Il 18 agosto Imran Khan ha giurato come primo ministro del Pakistan, dopo aver vinto le elezioni del 25 luglio; Khan, 66 anni, è stata una leggenda del cricket: ha vinto la coppa del mondo nel 1992 e poi è entrato in politica. Negli anni, la sua popolarità è cresciuta, soprattutto tra i giovani, nonostante su di lui aleggi il sospetto di corruzione. Ricco, con fama da filantropo, Khan finanzia da anni la famosa madrasa Haqqania, scuola coranica sunnita, e nel suo programma c’è tra l’altro, la lotta alla corruzione, la creazione di nuovi posti di lavoro per i giovani e un piano edilizio per i più poveri.
E’ stata l’occasione perché la Chiesa pakistana chiedesse che il nuovo governo riconosca diritti uguali per tutti. Infatti “un reale cambiamento – ha detto a Vatican news padre James Channan, coordinatore regionale della United Religious Initiative – avverrà solo se la Costituzione verrà emendata e saranno introdotte leggi a favore delle minoranze.” È questa la soluzione contro la crisi che la Chiesa propone al Pakistan, perché “non ci può essere pace senza diritti sociali. Solo stando insieme possiamo porre fine all’attuale crisi del Paese. Saremo liberi di sognare cose nuove solo quando avremo risolto gli errori del passato.”.

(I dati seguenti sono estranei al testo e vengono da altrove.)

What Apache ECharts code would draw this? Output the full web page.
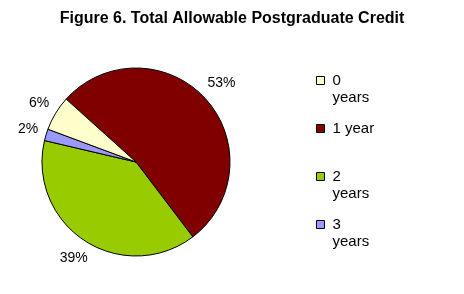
<!DOCTYPE html>
<html>
<head>
<meta charset="utf-8">
<script src="https://cdn.jsdelivr.net/npm/echarts@6/dist/echarts.min.js"></script>
<style>
html,body{margin:0;padding:0;background:#fff;}
#c{width:464px;height:294px;}
</style>
</head>
<body>
<div id="c"></div>
<script>
// ---- data ----
const titleText = 'Figure 6. Total Allowable Postgraduate Credit';
const categories = ['0 years', '1 year', '2 years', '3 years'];
const values = [6, 53, 39, 2];
const legendLabels = [' \n0\nyears', ' \n1 year\n ', ' \n2\nyears', ' \n3\nyears'];
// drawing order of the slices (clockwise from the start angle)
const sliceOrder = [1, 2, 3, 0];

// ---- styles ----
const colors = ['#FFFFCC', '#800000', '#99CC00', '#9999FF'];
const FONT = 'Liberation Sans, Arial, Helvetica, sans-serif';
const CX = 136, CY = 162, R = 94, START = 138, GAP = 7;

const total = values.reduce((a, b) => a + b, 0);
const pieData = sliceOrder.map(i => ({
  name: categories[i],
  value: values[i],
  itemStyle: { color: colors[i] }
}));

function midAngle(idx) {
  let acc = 0;
  for (let k = 0; k < idx; k++) acc += pieData[k].value;
  const mid = acc + pieData[idx].value / 2;
  return (START - mid / total * 360) * Math.PI / 180;
}

const legends = categories.map((name, i) => ({
  data: [name],
  orient: 'vertical',
  left: 316,
  top: 55 + i * 48,
  padding: 0,
  icon: 'rect',
  itemWidth: 8,
  itemHeight: 8,
  itemStyle: { borderColor: '#000', borderWidth: 1 },
  selectedMode: false,
  formatter: () => legendLabels[i],
  textStyle: {
    fontFamily: FONT,
    fontSize: 15,
    lineHeight: 17,
    color: '#000',
    padding: [0, 0, 0, 3]
  }
}));

const chart = echarts.init(document.getElementById('c'), null, { renderer: 'canvas' });
chart.setOption({
  animation: false,
  backgroundColor: '#fff',
  title: {
    text: titleText,
    left: 'center',
    top: 11,
    padding: 0,
    textStyle: { fontFamily: FONT, fontSize: 16, fontWeight: 'bold', color: '#000' }
  },
  legend: legends,
  series: [{
    type: 'pie',
    center: [CX, CY],
    radius: R,
    startAngle: START,
    clockwise: true,
    avoidLabelOverlap: false,
    data: pieData,
    itemStyle: { borderColor: '#000', borderWidth: 1 },
    emphasis: { disabled: true },
    label: {
      show: true,
      position: 'outside',
      fontFamily: FONT,
      fontSize: 14,
      color: '#000',
      formatter: p => Math.round(p.percent) + '%'
    },
    labelLine: { show: false, length: 10, length2: 0 },
    labelLayout: function (params) {
      const a = midAngle(params.dataIndex);
      const c = Math.cos(a), s = Math.sin(a);
      const w = params.labelRect.width, h = params.labelRect.height;
      const ext = Math.abs(c) * w / 2 + Math.abs(s) * h / 2;
      const d = R + GAP + ext;
      return { x: CX + c * d, y: CY - s * d, align: 'center', verticalAlign: 'middle' };
    }
  }]
});
</script>
</body>
</html>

L’appello della Chiesa giunge anche dopo i festeggiamenti dell’indipendenza del Pakistan dalla Gran Bretagna (il 14 agosto), ottenuta nel 1947, in cui, con la divisione tra il Pakistan musulmano e l’India induista provocò milioni di morti. In tutto il Paese si sono organizzati grandi festeggiamenti: un motivo in più per ribadire, che “solo stando insieme -aggiunge padre Channan – possiamo porre fine all’attuale crisi del Paese”. Per far questo, però, è necessario superare i conflitti e introdurre leggi a favore delle minoranze.